With the Reserve Bank of India (RBI) taking Dewan Housing Finance Corporation Ltd (DHFL) to the National Company Law Tribunal, banks that are saddled with huge non-performing assets (NPAs) are hoping to complete the resolution within the current financial year — by March 2020.
Two sources close to the development told The Indian Express that both the RBI and State Bank of India are confident of completing the resolution of DHFL through the NCLT mechanism as the formalities of the debt resolution are expected to be speeded up, considering the debt of Rs 83,873 crore that DHFL owes to banks, mutual funds and investors. Banks which were getting ready to declare DHFL accounts NPAs are not keen to show higher slippages in the remaining months of the fiscal.
SBI Chairman Rajnish Kumar recently said many suitors are expected for DHFL as “it’s a good franchise”. SBI is learnt to be confident about the completion of resolution as several private equity players along with some NBFC players, including Adani group, reportedly showed interest in DHFL and either of them may take up at least 26 per cent stake in DHFL.
“It is possible to fast-track and complete the resolution of DHFL over the next three to four months as the draft resolution plan prepared and submitted earlier in August-September 2019 can be taken up and submitted with some tweaking. Bankers and all stakeholders had signed the inter-creditor agreement and they were onboard with the resolution plan,” the source said. The Committee of Creditors will have to identify suitors and approve the resolution plan. “The success will hinge on the response from potential bidders who may ask for the financial details of the firm,” said an official of a nationalised bank.
“There is a 330-days timeline that is also extended timeline. Otherwise, normally it should happen in 180 days that is the intent of the process,” Kumar said.
The resolution plan prepared in September 2019 has put an assumed price of Rs 54 per share for debt conversion into equity by lenders to acquire 51 per cent stake in the company and all secured lenders have been treated at par. However, banks are unlikely to convert the debt into equity at this stage as the share price has fallen to Rs 19.85 on the bourses.

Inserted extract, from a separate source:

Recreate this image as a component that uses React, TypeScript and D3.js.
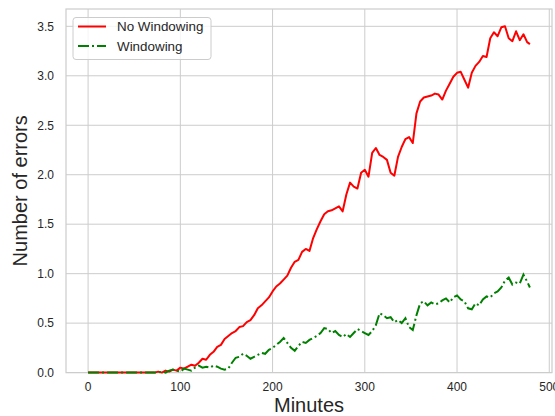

DHFL’s total liabilities are Rs 83,873 crore, as per its draft resolution plan. Of this, it owes banks Rs 27,527 crore, NCD holders (including retail investors, mutual funds and others) Rs 41,431 crore, NHB Rs 2,350 crore and ECBs Rs 2,747 crore. The exposure of banks could be about Rs 38,000 crore.
However, since NCLT requires that the administrator has to also be a licensed resolution professional and, in this case, the administrator is not a licensed professional, the RBI and SBI will have to address that same, the source said. The RBI has appointed R Subramaniakumar, former MD and CEO of Indian Overseas Bank, as administrator to run the firm.
Another source said since EY worked on the draft resolution plan, it is possible that they may be roped in as the RP in the case.
However, a top source in the financial sector raised doubts about the possibility of a white knight coming in to salvage the company without a huge haircut by lenders and other investors. “The liabilities of DHFL are huge. They were defaulting on repayments. It is to be seen whether good bidders with deep pockets will come forward with a proposal which is suitable to the lenders. How much haircut the lenders will accept is also to be seen. Banks dilly-dallied and delayed resolution of Jet Airways. There has been no recovery in Jet. In the case of IL&FS, the board talks about 50 per cent by March 2020,” he said.
On November 15, the government paved the way for resolution of financial service providers through the NCLT mechanism under the Insolvency and Bankruptcy Code as the Ministry of Corporate Affairs notified Section 227 of the Insolvency and Bankruptcy Rules, 2019 to provide “a generic framework for insolvency and liquidation proceedings of systemically important FSPs other than banks”.